Senator for French Polynesia
- In office 1962–1971
- Preceded by: Gérald Coppenrath
- Succeeded by: Pouvanaa a Oopa

Mayor of Papeete
- In office 1 September 1942 – 9 October 1966
- Preceded by: Léonce Brault
- Succeeded by: Georges Pambrun

Member of the French Polynesian Assembly for Windward Islands
- In office 3 November 1957 – 9 September 1972

Member of the French Polynesian Assembly for Papeete
- In office 1946 – 3 November 1957

Personal details
- Born: 3 March 1906 Mataiea, French Polynesia
- Died: 27 August 1984 (aged 78) Pirae, French Polynesia
- Party: Democratic and Socialist Union of the Resistance Tahitian Union

= Alfred Poroi =

French Polynesian politician

Alfred Ernest Teraireia Poroi (3 March 1906—27 August 1994) was a French Polynesian politician who represented French Polynesia in the French Senate from 1962 to 1971.

Poroi was born in Mataiea on Tahiti and educated at l’école Viénot in Papeete. After working in the shipping industry, he was appointed manager of the Union Steam Ship Company of New Zealand's Papeete operations. In 1934 he was one of the founders of the Radio-Club Océanien, which ran the first radio station in Tahiti, and later served as its president. In 1946 he founded a travel agency, Travel Poroi.

In 1935 he was elected as a municipal councilor of Papeete. In 1941 when the council was dissolved and replaced by a commission he was appointed 1st deputy. In September 1942 he was appointed mayor following the resignation of Léonce Brault. He won the subsequent mayoral elections in August 1945 and was constantly re-elected until 1966.
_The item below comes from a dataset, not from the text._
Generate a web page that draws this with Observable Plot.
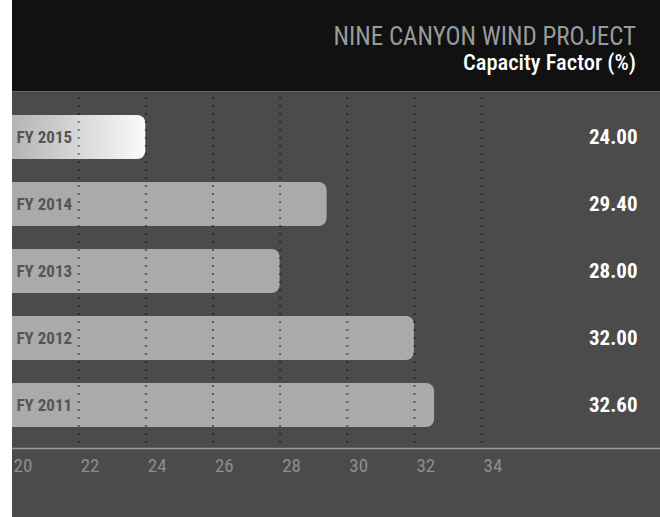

He was first elected to the Assembly of French Polynesia in the 1945–46 French Oceanian legislative election. He was re-elected in the 1953 French Oceanian legislative election, with members of his Union for the Defence of the Interests of French Oceania coalition winning all five seats in Papeete. Following a dispute in the Assembly on 10 April 1953, a fight broke out between Poroi and Noël Ilari. Ilari then challenged Poroi to a duel, which Poroi agreed should take place at the end of the day. The duel ultimately did not occur, after Governor René Petitbon broadcast a radio message forbidding it and stationed police at the homes of the participants. He was re-elected in the 1957 election as a member of Rudy Bambridge's Tahitian Union. Following riots over income tax which overthrew the elected government of Pouvanaa a Oopa, he was appointed head of a new government by Governor Camille Victor Bailly.

In 1962 a split in the Tahitian Union saw Bambridge and Coppenrath depart. Poroi then contested Coppenrath's senate seat, winning election in the second round. In the subsequent 1962 Assembly elections he formed a coalition with the Democratic Rally of the Tahitian People.

In 1966 he lost the Papeete mayoralty to an anti-nuclear candidate, Georges Pambrun.

He was re-elected to the Assembly in the 1967 election.

He did not run for re-election to the Senate in 1971, and was succeeded by Pouvanaa a Oopa. He retired from politics in 1972.

==Honours==
In 1952 he was awarded the Legion of Honour. He was also a Commander of the Ordre national du Mérite and Officer of the Ordre des Palmes académiques.